Suspect of field infection
The advantage of the negative serology after vaccination with 6/85 is that the flock can be easily monitored for field infection. In case of Ts-11, differentiation of vaccination serology and field challenge serology will have to be done by evaluation of mean flock titers with baselines and evaluating % positives. Flocks that show mean titers above baseline and are 100% positive are suspect of field challenge. For the F-strain vaccinated flock, evaluating serology for evidence of challenge may be more difficult as vaccinated flocks normally show 100% positivity. For F-strain, mean titers well above established baselines indicate challenge. Live vaccination against MS is a relatively new topic when compared to live MG vaccination.
The only available commercial live MS vaccine available is the MS-H vaccine. The experience from Australia, South Africa and Europe, suggest that the MS-H vaccine has characteristics similar to Ts-11. This is also reflected in the serology, where the MS-H serological pattern is very similar to Ts-11.The serological interpretation of the various live mycoplasma vaccines has been summarised in Table 1 for the various MG vaccines and Table 2 for the live MS-H vaccine.The successful use of live mycoplasma vaccines require that live mycoplasma vaccines must be applied before a flock becomes infected with a field strain. Therefore, it is recommended to monitor for the absence of antibodies, immediately prior to vaccination. Testing prior to vaccination will confirm negative status of the flock, thus ensuring optimal application of the live vaccines.
The significance of live vaccination monitoring
The experience from various parts of the world, suggest that the BioChek system can be used to monitor the success of live mycoplasma vaccinations and to differentiate vaccinated flocks from those flocks undergoing a mycoplasma challenge. The BioChek ELISAs for MG and MS have a distinct advantage over the RSAT test, which has been shown to have poor sensitivity to Ts-11 or MS-H vaccinated flocks.A common serological misconception about live mycoplasma vaccines is that observed rising antibodies following field challenge indicate vaccine failure. This may not be so. Suspect serology can only indicate the presence of a field challenge. Suspect serology with the absence of clinical symptoms, might just indicate that the vaccinated birds were challenged and displayed successful resistance to colonisation with a field strain of Mycoplasma. Infections with field strains can only be confirmed by differential culture/PCR techniques for wild type mycoplasma.
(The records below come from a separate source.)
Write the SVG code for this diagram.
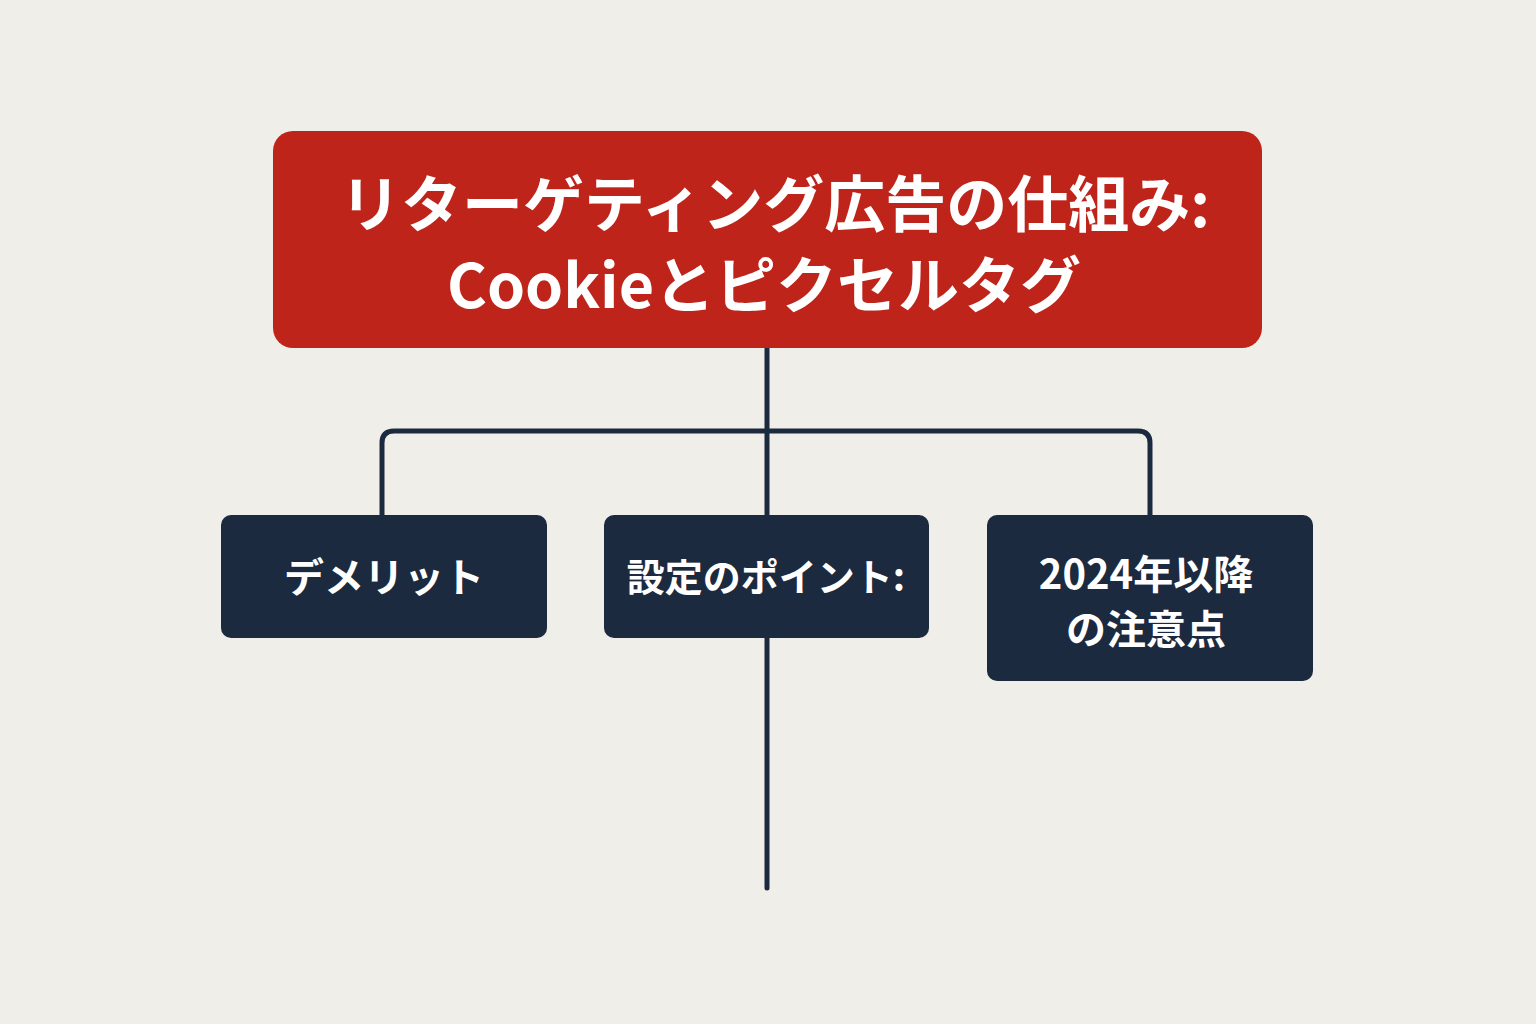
<svg xmlns="http://www.w3.org/2000/svg" width="1536" height="1024" viewBox="0 0 1536 1024">
<style>
.title{font-family:"Noto Sans CJK JP","Noto Sans",sans-serif;font-weight:700;fill:#FFFFFF;text-anchor:middle}
.lbl{font-family:"Noto Sans CJK JP","Noto Sans",sans-serif;font-weight:700;fill:#FFFFFF;text-anchor:middle}
.node{fill:#1C2A40}
.conn{fill:none;stroke:#1C2A40;stroke-width:5;stroke-linecap:round;stroke-linejoin:round}
</style>
<rect width="1536" height="1024" fill="#EFEEE9"/>
<g id="connectors">
<path class="conn" d="M767 348 V888"/>
<path class="conn" d="M382 515 V443 Q382 431 394 431 H1138 Q1150 431 1150 443 V515"/>
</g>
<g id="title">
<rect x="273" y="131" width="989" height="217" rx="20" fill="#BE241A"/>
<text class="title" x="775" y="227" font-size="61">リターゲティング広告の仕組み:</text>
<text class="title" x="764" y="308" font-size="61">Cookieとピクセルタグ</text>
</g>
<g id="node-demerit">
<rect class="node" x="221" y="515" width="326" height="123" rx="10"/>
<text class="lbl" x="384" y="592" font-size="40">デメリット</text>
</g>
<g id="node-setting">
<rect class="node" x="604" y="515" width="325" height="123" rx="10"/>
<text class="lbl" x="766" y="591" font-size="38">設定のポイント:</text>
</g>
<g id="node-2024">
<rect class="node" x="987" y="515" width="326" height="166" rx="10"/>
<text class="lbl" x="1146" y="589" font-size="40">2024年以降</text>
<text class="lbl" x="1146" y="644" font-size="40">の注意点</text>
</g>
</svg>
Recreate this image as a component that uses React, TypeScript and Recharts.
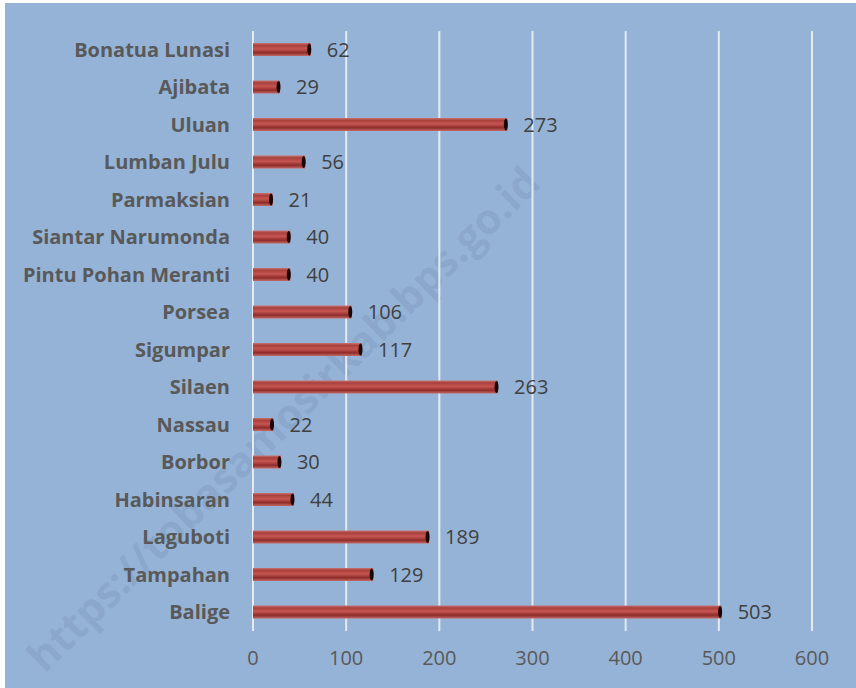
import React from 'react';
import { BarChart, Bar, XAxis, YAxis, CartesianGrid, LabelList } from 'recharts';

const categories = [
  'Bonatua Lunasi', 'Ajibata', 'Uluan', 'Lumban Julu', 'Parmaksian', 'Siantar Narumonda',
  'Pintu Pohan Meranti', 'Porsea', 'Sigumpar', 'Silaen', 'Nassau', 'Borbor',
  'Habinsaran', 'Laguboti', 'Tampahan', 'Balige',
];
const values = [62, 29, 273, 56, 21, 40, 40, 106, 117, 263, 22, 30, 44, 189, 129, 503];
const xTicks = [0, 100, 200, 300, 400, 500, 600];

const data = categories.map((name, i) => ({ name, value: values[i] }));

const FONT = '"Open Sans", Lato, sans-serif';

// cylinder-like bar with a dark cap at the end
const TubeBar = (props: any) => {
  const { x, y, width, height } = props;
  if (!width || width <= 0) return null;
  const capW = 3;
  return (
    <g>
      <rect x={x} y={y} width={width} height={height} fill="url(#tube)" />
      <ellipse cx={x + width - capW / 2} cy={y + height / 2} rx={capW / 2 + 0.5} ry={height / 2 - 0.5} fill="#1a0505" />
    </g>
  );
};

const App: React.FC = () => {
  return (
    <div style={{ position: 'absolute', left: 0, top: 0, width: 856, height: 688, background: '#fff', overflow: 'hidden' }}>
      <div style={{ position: 'absolute', left: 5, top: 3, width: 851, height: 685, background: '#95B3D7' }} />
      <div
        style={{
          position: 'absolute',
          left: 282,
          top: 418,
          transform: 'translate(-50%, -50%) rotate(-44.5deg)',
          fontFamily: FONT,
          fontWeight: 700,
          fontSize: 42,
          color: 'rgba(70,95,130,0.14)',
          whiteSpace: 'nowrap',
        }}
      >
        https://tobasamosirkab.bps.go.id
      </div>
      <div style={{ position: 'absolute', left: 0, top: 0 }}>
        <BarChart
          width={856}
          height={688}
          data={data}
          layout="vertical"
          margin={{ top: 31, right: 44, left: 0, bottom: 0 }}
          barSize={13}
        >
          <defs>
            <linearGradient id="tube" x1="0" y1="0" x2="0" y2="1">
              <stop offset="0%" stopColor="#c97370" />
              <stop offset="18%" stopColor="#a8403c" />
              <stop offset="45%" stopColor="#c65552" />
              <stop offset="75%" stopColor="#8e2c29" />
              <stop offset="100%" stopColor="#c46a67" />
            </linearGradient>
          </defs>
          <CartesianGrid horizontal={false} stroke="#e6e9ee" strokeWidth={2} />
          <XAxis
            type="number"
            domain={[0, 600]}
            ticks={xTicks}
            axisLine={false}
            tickLine={false}
            tickSize={0}
            tickMargin={20}
            height={57}
            tick={{ fill: '#595959', fontSize: 20, fontFamily: FONT }}
          />
          <YAxis
            type="category"
            dataKey="name"
            width={253}
            axisLine={false}
            tickLine={false}
            tickSize={0}
            tickMargin={23}
            interval={0}
            tick={{ fill: '#595959', fontSize: 20, fontWeight: 700, fontFamily: FONT }}
          />
          <Bar dataKey="value" shape={TubeBar} isAnimationActive={false}>
            <LabelList dataKey="value" position="right" offset={16} fill="#404040" fontSize={20} fontFamily={FONT} />
          </Bar>
        </BarChart>
      </div>
    </div>
  );
};

export default App;
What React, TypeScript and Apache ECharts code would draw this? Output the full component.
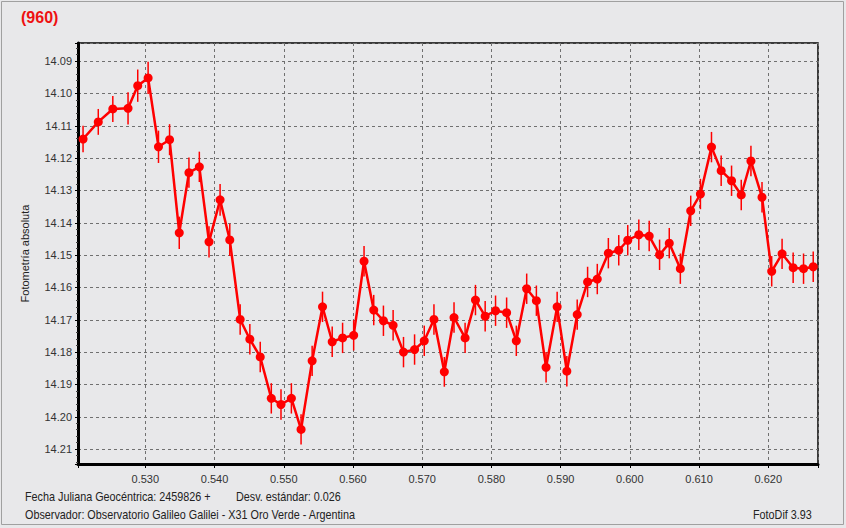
import React, { useEffect, useRef } from "react";
import * as echarts from "echarts";

const jdOffsets: number[] = [
  0.5210, 0.5232, 0.5253, 0.5275, 0.5289, 0.5304, 0.5319, 0.5335, 0.5349, 0.5363,
  0.5378, 0.5392, 0.5408, 0.5422, 0.5437, 0.5451, 0.5466, 0.5482, 0.5496, 0.5511,
  0.5525, 0.5541, 0.5556, 0.5570, 0.5585, 0.5601, 0.5616, 0.5630, 0.5644, 0.5658,
  0.5673, 0.5689, 0.5703, 0.5717, 0.5732, 0.5746, 0.5762, 0.5777, 0.5791, 0.5806,
  0.5822, 0.5836, 0.5851, 0.5865, 0.5879, 0.5895, 0.5909, 0.5924, 0.5939, 0.5953,
  0.5969, 0.5984, 0.5997, 0.6013, 0.6028, 0.6043, 0.6057, 0.6073, 0.6088, 0.6102,
  0.6118, 0.6132, 0.6147, 0.6161, 0.6175, 0.6191, 0.6205, 0.6220, 0.6236, 0.6251,
  0.6265,
];

const magnitudes: number[] = [
  14.1141, 14.1088, 14.1048, 14.1046, 14.0976, 14.0952, 14.1165, 14.1143, 14.1431, 14.1245,
  14.1227, 14.1459, 14.1329, 14.1453, 14.1699, 14.1760, 14.1815, 14.1943, 14.1962, 14.1943,
  14.2039, 14.1827, 14.1660, 14.1768, 14.1756, 14.1748, 14.1519, 14.1670, 14.1703, 14.1717,
  14.1800, 14.1792, 14.1765, 14.1699, 14.1861, 14.1693, 14.1756, 14.1639, 14.1689, 14.1672,
  14.1678, 14.1765, 14.1604, 14.1641, 14.1847, 14.1660, 14.1859, 14.1684, 14.1583, 14.1574,
  14.1494, 14.1485, 14.1454, 14.1437, 14.1441, 14.1499, 14.1463, 14.1542, 14.1363, 14.1311,
  14.1166, 14.1239, 14.1270, 14.1314, 14.1209, 14.1321, 14.1550, 14.1496, 14.1539, 14.1542,
  14.1536,
];

const errors: number[] = [
  0.0041, 0.0040, 0.0040, 0.0050, 0.0050, 0.0050, 0.0050, 0.0048, 0.0050, 0.0047,
  0.0047, 0.0048, 0.0049, 0.0050, 0.0047, 0.0047, 0.0047, 0.0047, 0.0047, 0.0047,
  0.0047, 0.0047, 0.0047, 0.0047, 0.0047, 0.0047, 0.0047, 0.0047, 0.0047, 0.0047,
  0.0047, 0.0047, 0.0047, 0.0047, 0.0046, 0.0047, 0.0047, 0.0047, 0.0047, 0.0047,
  0.0047, 0.0047, 0.0047, 0.0047, 0.0047, 0.0047, 0.0047, 0.0047, 0.0047, 0.0047,
  0.0047, 0.0047, 0.0047, 0.0047, 0.0047, 0.0047, 0.0047, 0.0047, 0.0047, 0.0047,
  0.0047, 0.0047, 0.0047, 0.0047, 0.0047, 0.0047, 0.0047, 0.0047, 0.0047, 0.0047,
  0.0047,
];

const titleText = "(960)";
const yAxisTitle = "Fotometría absoluta";
const footerLine1a = "Fecha Juliana Geocéntrica: 2459826 +";
const footerLine1b = "Desv. estándar: 0.026";
const footerLine2 = "Observador: Observatorio Galileo Galilei - X31 Oro Verde - Argentina";
const footerRight = "FotoDif 3.93";

const X_MIN = 0.52027;
const X_MAX = 0.62719;
const Y_MIN = 14.0844;
const Y_MAX = 14.2146;

export default function App() {
  const ref = useRef<HTMLDivElement>(null);
  useEffect(() => {
    if (!ref.current) return;
    const chart = echarts.init(ref.current, null, { renderer: "svg" });
    const lineData = jdOffsets.map((x, i) => [x, magnitudes[i]]);
    const errData = jdOffsets.map((x, i) => [x, magnitudes[i], errors[i]]);
    const sans = "'Liberation Sans', Arial, sans-serif";
    const red = "#ff0000";
    const footFont = `12px ${sans}`;
    chart.setOption({
      animation: false,
      backgroundColor: "#e8e8ea",
      grid: {
        left: 78,
        top: 43,
        right: 28,
        bottom: 64,
        show: true,
        backgroundColor: "#e8e8ea",
        borderColor: "#000",
        borderWidth: 1.5,
      },
      xAxis: {
        type: "value",
        min: X_MIN,
        max: X_MAX,
        splitNumber: 11,
        axisLine: { show: true, lineStyle: { color: "#000", width: 3 } },
        axisTick: { show: true, length: 4, lineStyle: { color: "#000" } },
        minorTick: { show: true, splitNumber: 5, length: 2, lineStyle: { color: "#000" } },
        splitLine: { show: true, lineStyle: { color: "#707070", type: [3, 3], width: 1 } },
        axisLabel: {
          showMinLabel: false,
          showMaxLabel: false,
          color: "#333",
          fontFamily: sans,
          fontSize: 11,
          margin: 9,
          formatter: (v: number) => v.toFixed(3),
        },
      },
      yAxis: {
        type: "value",
        inverse: true,
        min: Y_MIN,
        max: Y_MAX,
        splitNumber: 13,
        name: yAxisTitle,
        nameLocation: "middle",
        nameGap: 48,
        nameTextStyle: { fontFamily: sans, fontSize: 11, color: "#222" },
        axisLine: { show: true, lineStyle: { color: "#000", width: 3 } },
        axisTick: { show: true, length: 3, lineStyle: { color: "#000" } },
        minorTick: { show: true, splitNumber: 5, length: 2, lineStyle: { color: "#444" } },
        splitLine: { show: true, lineStyle: { color: "#707070", type: [3, 3], width: 1 } },
        axisLabel: {
          showMinLabel: false,
          showMaxLabel: false,
          color: "#333",
          fontFamily: sans,
          fontSize: 11,
          margin: 6,
          formatter: (v: number) => v.toFixed(2),
        },
      },
      graphic: [
        {
          type: "rect",
          shape: { x: 1.5, y: 1.5, width: 842, height: 523 },
          style: { fill: "none", stroke: "#a0a0a0", lineWidth: 1 },
          silent: true,
        },
        {
          type: "text",
          left: 21,
          top: 9,
          style: { text: titleText, fill: "#ee1111", font: `bold 16px ${sans}` },
        },
        {
          type: "text",
          left: 25,
          top: 491,
          scaleX: 0.9,
          style: { text: footerLine1a, fill: "#222", font: footFont },
        },
        {
          type: "text",
          left: 236,
          top: 491,
          scaleX: 0.9,
          style: { text: footerLine1b, fill: "#222", font: footFont },
        },
        {
          type: "text",
          left: 25,
          top: 509,
          scaleX: 0.9,
          style: { text: footerLine2, fill: "#222", font: footFont },
        },
        {
          type: "text",
          left: 753,
          top: 509,
          scaleX: 0.9,
          style: { text: footerRight, fill: "#222", font: footFont },
        },
      ],
      series: [
        {
          type: "custom",
          data: errData,
          encode: { x: 0, y: 1 },
          z: 3,
          renderItem: (params: any, api: any) => {
            const x = api.value(0);
            const y = api.value(1);
            const e = api.value(2);
            const a = api.coord([x, y - e]);
            const b = api.coord([x, y + e]);
            return {
              type: "line",
              shape: { x1: a[0], y1: a[1], x2: b[0], y2: b[1] },
              style: { stroke: red, lineWidth: 1.5 },
            };
          },
        },
        {
          type: "line",
          data: lineData,
          z: 4,
          symbol: "circle",
          symbolSize: 9,
          showAllSymbol: true,
          lineStyle: { color: red, width: 2.5 },
          itemStyle: { color: red },
        },
      ],
    });
    return () => chart.dispose();
  }, []);
  return (
    <div
      ref={ref}
      style={{ position: "fixed", left: 0, top: 0, width: 846, height: 528 }}
    />
  );
}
Rising antibody titers detected through monitoring however, will indicate the need for enhanced biosecurity and effective timing and application of live vaccines to keep flocks free from challenge. Field experiences involving the use of live mycoplasma vaccines also suggest that the live vaccines may be viable tools for displacing and eradicating mycoplasma field strains on multi-age poultry farms. This is due to a decrease in serological response to normal baselines following prolonged use of live vaccines, indicating the loss and exclusion of field challenge.